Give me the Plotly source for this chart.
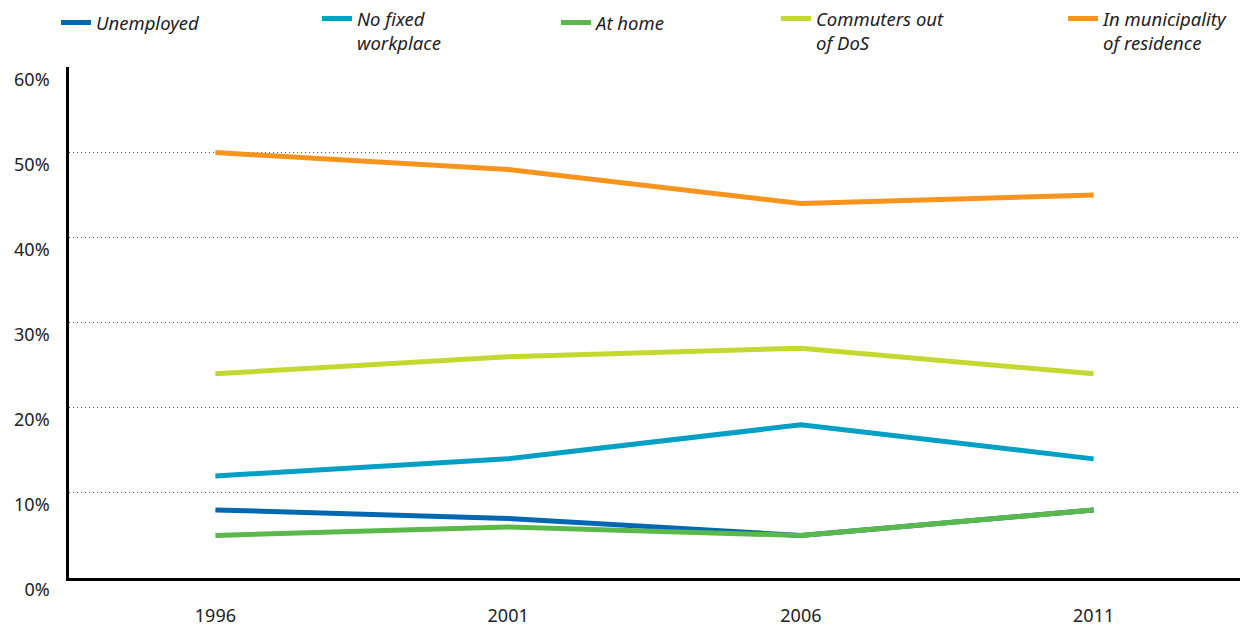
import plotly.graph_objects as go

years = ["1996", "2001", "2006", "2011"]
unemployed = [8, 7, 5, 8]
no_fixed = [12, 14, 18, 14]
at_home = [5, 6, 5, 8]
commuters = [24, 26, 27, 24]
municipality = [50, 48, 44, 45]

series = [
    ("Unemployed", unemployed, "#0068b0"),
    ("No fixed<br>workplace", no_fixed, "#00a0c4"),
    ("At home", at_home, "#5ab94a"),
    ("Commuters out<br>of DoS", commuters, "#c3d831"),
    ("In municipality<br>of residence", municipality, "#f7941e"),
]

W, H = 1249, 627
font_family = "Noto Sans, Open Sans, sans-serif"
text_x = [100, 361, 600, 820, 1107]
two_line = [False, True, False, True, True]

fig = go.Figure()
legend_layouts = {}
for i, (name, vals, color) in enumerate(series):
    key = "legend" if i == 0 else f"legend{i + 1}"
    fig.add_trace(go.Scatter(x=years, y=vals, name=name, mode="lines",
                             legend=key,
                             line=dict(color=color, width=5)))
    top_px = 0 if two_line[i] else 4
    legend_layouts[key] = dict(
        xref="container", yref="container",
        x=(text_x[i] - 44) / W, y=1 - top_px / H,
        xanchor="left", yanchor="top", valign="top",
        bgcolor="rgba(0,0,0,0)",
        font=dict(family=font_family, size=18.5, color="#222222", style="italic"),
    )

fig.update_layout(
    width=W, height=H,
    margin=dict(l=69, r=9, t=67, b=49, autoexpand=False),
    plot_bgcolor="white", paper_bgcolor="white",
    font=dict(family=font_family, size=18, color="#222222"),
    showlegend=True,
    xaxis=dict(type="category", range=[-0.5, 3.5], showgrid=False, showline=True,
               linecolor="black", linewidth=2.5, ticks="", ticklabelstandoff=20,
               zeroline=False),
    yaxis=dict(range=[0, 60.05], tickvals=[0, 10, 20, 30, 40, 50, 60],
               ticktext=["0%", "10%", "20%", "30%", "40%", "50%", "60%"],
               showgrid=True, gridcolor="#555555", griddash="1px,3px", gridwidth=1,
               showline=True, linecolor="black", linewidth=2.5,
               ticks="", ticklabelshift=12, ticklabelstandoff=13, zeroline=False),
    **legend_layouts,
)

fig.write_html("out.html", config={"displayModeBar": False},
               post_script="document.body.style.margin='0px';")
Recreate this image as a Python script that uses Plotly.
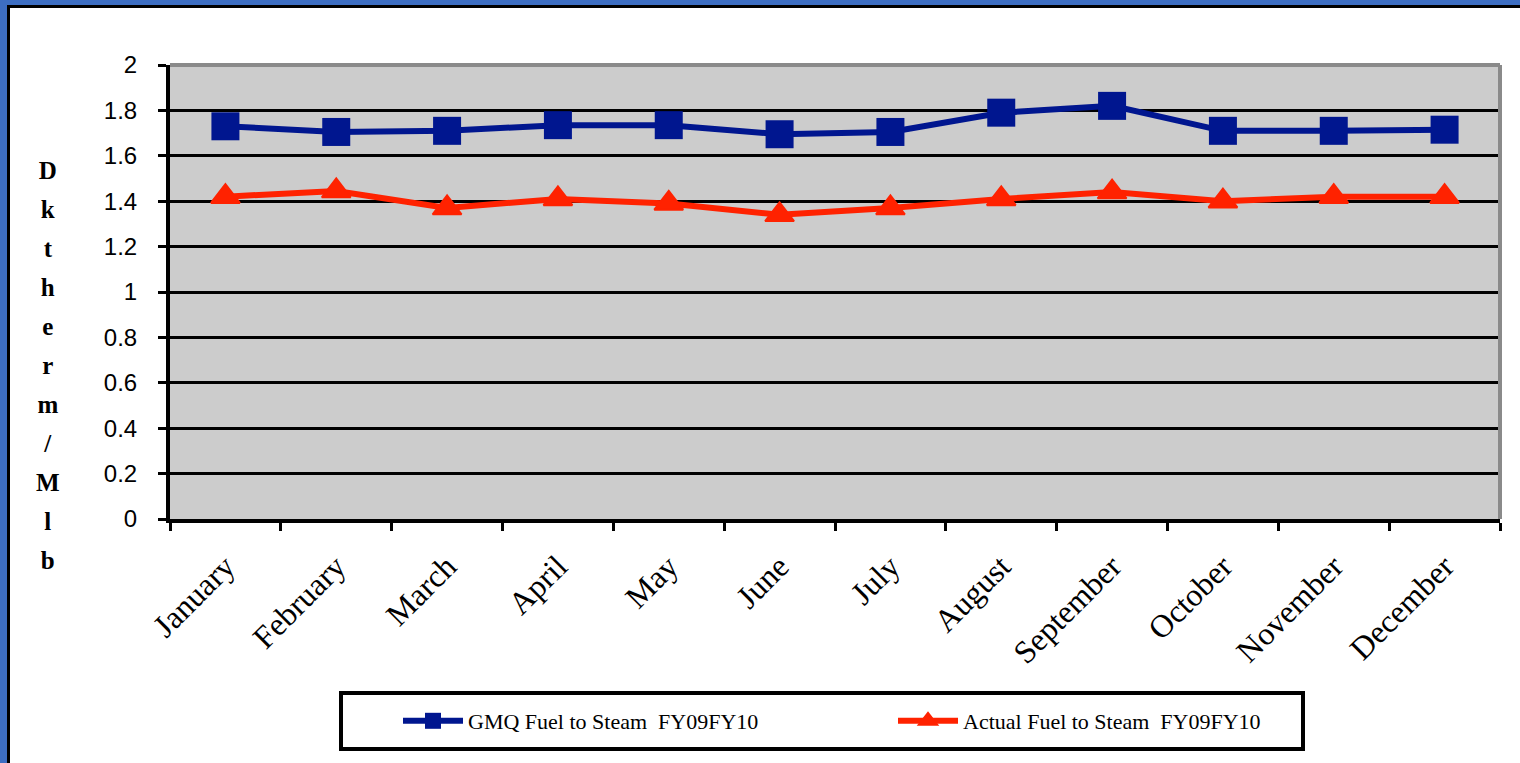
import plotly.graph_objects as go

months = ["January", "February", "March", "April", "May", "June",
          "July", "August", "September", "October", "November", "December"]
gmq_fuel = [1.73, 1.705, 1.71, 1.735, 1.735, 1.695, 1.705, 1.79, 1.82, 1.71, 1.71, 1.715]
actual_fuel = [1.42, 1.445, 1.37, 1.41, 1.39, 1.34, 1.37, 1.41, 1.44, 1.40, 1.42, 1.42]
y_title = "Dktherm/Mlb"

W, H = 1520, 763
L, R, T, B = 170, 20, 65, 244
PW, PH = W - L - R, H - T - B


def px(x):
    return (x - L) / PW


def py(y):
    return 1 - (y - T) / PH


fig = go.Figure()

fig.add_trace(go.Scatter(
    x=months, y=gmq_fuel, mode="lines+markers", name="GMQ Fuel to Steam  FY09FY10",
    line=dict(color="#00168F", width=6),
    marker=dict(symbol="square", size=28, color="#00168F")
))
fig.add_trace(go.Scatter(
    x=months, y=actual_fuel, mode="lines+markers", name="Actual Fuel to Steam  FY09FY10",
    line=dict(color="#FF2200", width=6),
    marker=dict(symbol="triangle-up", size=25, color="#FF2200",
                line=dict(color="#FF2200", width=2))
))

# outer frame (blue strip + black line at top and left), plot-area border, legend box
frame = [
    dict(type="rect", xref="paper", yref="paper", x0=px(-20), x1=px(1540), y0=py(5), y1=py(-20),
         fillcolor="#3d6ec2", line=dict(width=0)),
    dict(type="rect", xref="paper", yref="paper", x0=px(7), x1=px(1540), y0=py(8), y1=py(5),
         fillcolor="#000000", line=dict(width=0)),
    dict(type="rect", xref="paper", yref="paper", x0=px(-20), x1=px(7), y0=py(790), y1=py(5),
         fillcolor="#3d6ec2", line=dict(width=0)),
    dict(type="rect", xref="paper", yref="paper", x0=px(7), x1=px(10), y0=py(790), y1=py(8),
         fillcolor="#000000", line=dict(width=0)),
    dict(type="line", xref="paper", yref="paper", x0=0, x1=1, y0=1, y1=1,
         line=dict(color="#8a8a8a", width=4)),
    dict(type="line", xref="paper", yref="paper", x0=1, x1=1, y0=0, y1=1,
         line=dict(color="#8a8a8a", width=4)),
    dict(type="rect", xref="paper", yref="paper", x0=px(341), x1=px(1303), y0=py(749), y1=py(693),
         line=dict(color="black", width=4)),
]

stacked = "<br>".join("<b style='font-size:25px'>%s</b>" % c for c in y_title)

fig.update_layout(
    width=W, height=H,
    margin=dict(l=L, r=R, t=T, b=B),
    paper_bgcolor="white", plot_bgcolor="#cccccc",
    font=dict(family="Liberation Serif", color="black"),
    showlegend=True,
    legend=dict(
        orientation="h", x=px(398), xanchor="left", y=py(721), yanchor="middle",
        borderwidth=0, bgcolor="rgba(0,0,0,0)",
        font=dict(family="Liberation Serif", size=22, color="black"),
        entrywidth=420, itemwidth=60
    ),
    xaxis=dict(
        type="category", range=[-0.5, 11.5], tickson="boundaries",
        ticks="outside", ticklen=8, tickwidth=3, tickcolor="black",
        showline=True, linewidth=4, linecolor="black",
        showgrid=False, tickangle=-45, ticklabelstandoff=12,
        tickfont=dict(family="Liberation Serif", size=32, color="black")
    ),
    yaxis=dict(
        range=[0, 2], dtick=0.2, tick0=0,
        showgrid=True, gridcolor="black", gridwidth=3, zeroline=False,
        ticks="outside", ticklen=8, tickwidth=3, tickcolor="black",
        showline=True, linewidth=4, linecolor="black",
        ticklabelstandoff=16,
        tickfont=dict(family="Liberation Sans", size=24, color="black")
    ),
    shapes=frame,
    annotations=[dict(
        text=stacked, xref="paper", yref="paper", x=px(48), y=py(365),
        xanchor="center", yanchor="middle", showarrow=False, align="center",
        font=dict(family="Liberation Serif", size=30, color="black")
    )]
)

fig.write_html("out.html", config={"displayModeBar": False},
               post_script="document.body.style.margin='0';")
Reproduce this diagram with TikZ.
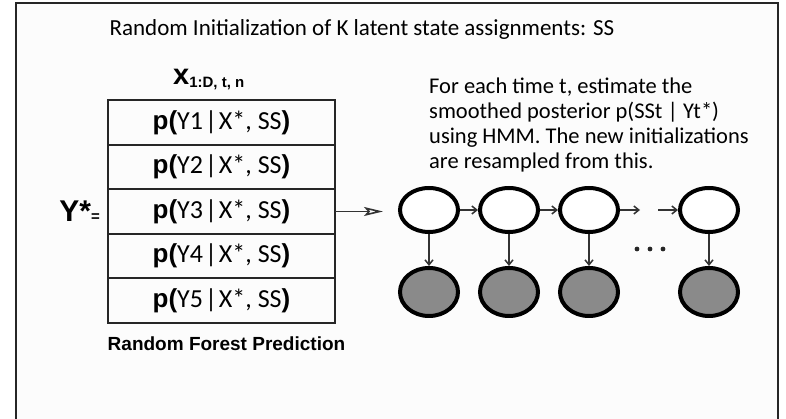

◆ Task description
Restate each entry word for word, leaving out any pictures.

◆ Output
Give me the Plotly source for this chart.
import plotly.graph_objects as go

years = ["1996", "2001", "2006", "2011"]
unemployed = [8, 7, 5, 8]
no_fixed = [12, 14, 18, 14]
at_home = [5, 6, 5, 8]
commuters = [24, 26, 27, 24]
municipality = [50, 48, 44, 45]

series = [
    ("Unemployed", unemployed, "#0068b0"),
    ("No fixed<br>workplace", no_fixed, "#00a0c4"),
    ("At home", at_home, "#5ab94a"),
    ("Commuters out<br>of DoS", commuters, "#c3d831"),
    ("In municipality<br>of residence", municipality, "#f7941e"),
]

W, H = 1249, 627
font_family = "Noto Sans, Open Sans, sans-serif"
text_x = [100, 361, 600, 820, 1107]
two_line = [False, True, False, True, True]

fig = go.Figure()
legend_layouts = {}
for i, (name, vals, color) in enumerate(series):
    key = "legend" if i == 0 else f"legend{i + 1}"
    fig.add_trace(go.Scatter(x=years, y=vals, name=name, mode="lines",
                             legend=key,
                             line=dict(color=color, width=5)))
    top_px = 0 if two_line[i] else 4
    legend_layouts[key] = dict(
        xref="container", yref="container",
        x=(text_x[i] - 44) / W, y=1 - top_px / H,
        xanchor="left", yanchor="top", valign="top",
        bgcolor="rgba(0,0,0,0)",
        font=dict(family=font_family, size=18.5, color="#222222", style="italic"),
    )

fig.update_layout(
    width=W, height=H,
    margin=dict(l=69, r=9, t=67, b=49, autoexpand=False),
    plot_bgcolor="white", paper_bgcolor="white",
    font=dict(family=font_family, size=18, color="#222222"),
    showlegend=True,
    xaxis=dict(type="category", range=[-0.5, 3.5], showgrid=False, showline=True,
               linecolor="black", linewidth=2.5, ticks="", ticklabelstandoff=20,
               zeroline=False),
    yaxis=dict(range=[0, 60.05], tickvals=[0, 10, 20, 30, 40, 50, 60],
               ticktext=["0%", "10%", "20%", "30%", "40%", "50%", "60%"],
               showgrid=True, gridcolor="#555555", griddash="1px,3px", gridwidth=1,
               showline=True, linecolor="black", linewidth=2.5,
               ticks="", ticklabelshift=12, ticklabelstandoff=13, zeroline=False),
    **legend_layouts,
)

fig.write_html("out.html", config={"displayModeBar": False},
               post_script="document.body.style.margin='0px';")
Recreate this image as a Python script that uses Plotly.
import plotly.graph_objects as go

months = ["January", "February", "March", "April", "May", "June",
          "July", "August", "September", "October", "November", "December"]
gmq_fuel = [1.73, 1.705, 1.71, 1.735, 1.735, 1.695, 1.705, 1.79, 1.82, 1.71, 1.71, 1.715]
actual_fuel = [1.42, 1.445, 1.37, 1.41, 1.39, 1.34, 1.37, 1.41, 1.44, 1.40, 1.42, 1.42]
y_title = "Dktherm/Mlb"

W, H = 1520, 763
L, R, T, B = 170, 20, 65, 244
PW, PH = W - L - R, H - T - B


def px(x):
    return (x - L) / PW


def py(y):
    return 1 - (y - T) / PH


fig = go.Figure()

fig.add_trace(go.Scatter(
    x=months, y=gmq_fuel, mode="lines+markers", name="GMQ Fuel to Steam  FY09FY10",
    line=dict(color="#00168F", width=6),
    marker=dict(symbol="square", size=28, color="#00168F")
))
fig.add_trace(go.Scatter(
    x=months, y=actual_fuel, mode="lines+markers", name="Actual Fuel to Steam  FY09FY10",
    line=dict(color="#FF2200", width=6),
    marker=dict(symbol="triangle-up", size=25, color="#FF2200",
                line=dict(color="#FF2200", width=2))
))

# outer frame (blue strip + black line at top and left), plot-area border, legend box
frame = [
    dict(type="rect", xref="paper", yref="paper", x0=px(-20), x1=px(1540), y0=py(5), y1=py(-20),
         fillcolor="#3d6ec2", line=dict(width=0)),
    dict(type="rect", xref="paper", yref="paper", x0=px(7), x1=px(1540), y0=py(8), y1=py(5),
         fillcolor="#000000", line=dict(width=0)),
    dict(type="rect", xref="paper", yref="paper", x0=px(-20), x1=px(7), y0=py(790), y1=py(5),
         fillcolor="#3d6ec2", line=dict(width=0)),
    dict(type="rect", xref="paper", yref="paper", x0=px(7), x1=px(10), y0=py(790), y1=py(8),
         fillcolor="#000000", line=dict(width=0)),
    dict(type="line", xref="paper", yref="paper", x0=0, x1=1, y0=1, y1=1,
         line=dict(color="#8a8a8a", width=4)),
    dict(type="line", xref="paper", yref="paper", x0=1, x1=1, y0=0, y1=1,
         line=dict(color="#8a8a8a", width=4)),
    dict(type="rect", xref="paper", yref="paper", x0=px(341), x1=px(1303), y0=py(749), y1=py(693),
         line=dict(color="black", width=4)),
]

stacked = "<br>".join("<b style='font-size:25px'>%s</b>" % c for c in y_title)

fig.update_layout(
    width=W, height=H,
    margin=dict(l=L, r=R, t=T, b=B),
    paper_bgcolor="white", plot_bgcolor="#cccccc",
    font=dict(family="Liberation Serif", color="black"),
    showlegend=True,
    legend=dict(
        orientation="h", x=px(398), xanchor="left", y=py(721), yanchor="middle",
        borderwidth=0, bgcolor="rgba(0,0,0,0)",
        font=dict(family="Liberation Serif", size=22, color="black"),
        entrywidth=420, itemwidth=60
    ),
    xaxis=dict(
        type="category", range=[-0.5, 11.5], tickson="boundaries",
        ticks="outside", ticklen=8, tickwidth=3, tickcolor="black",
        showline=True, linewidth=4, linecolor="black",
        showgrid=False, tickangle=-45, ticklabelstandoff=12,
        tickfont=dict(family="Liberation Serif", size=32, color="black")
    ),
    yaxis=dict(
        range=[0, 2], dtick=0.2, tick0=0,
        showgrid=True, gridcolor="black", gridwidth=3, zeroline=False,
        ticks="outside", ticklen=8, tickwidth=3, tickcolor="black",
        showline=True, linewidth=4, linecolor="black",
        ticklabelstandoff=16,
        tickfont=dict(family="Liberation Sans", size=24, color="black")
    ),
    shapes=frame,
    annotations=[dict(
        text=stacked, xref="paper", yref="paper", x=px(48), y=py(365),
        xanchor="center", yanchor="middle", showarrow=False, align="center",
        font=dict(family="Liberation Serif", size=30, color="black")
    )]
)

fig.write_html("out.html", config={"displayModeBar": False},
               post_script="document.body.style.margin='0';")
Reproduce this diagram with TikZ.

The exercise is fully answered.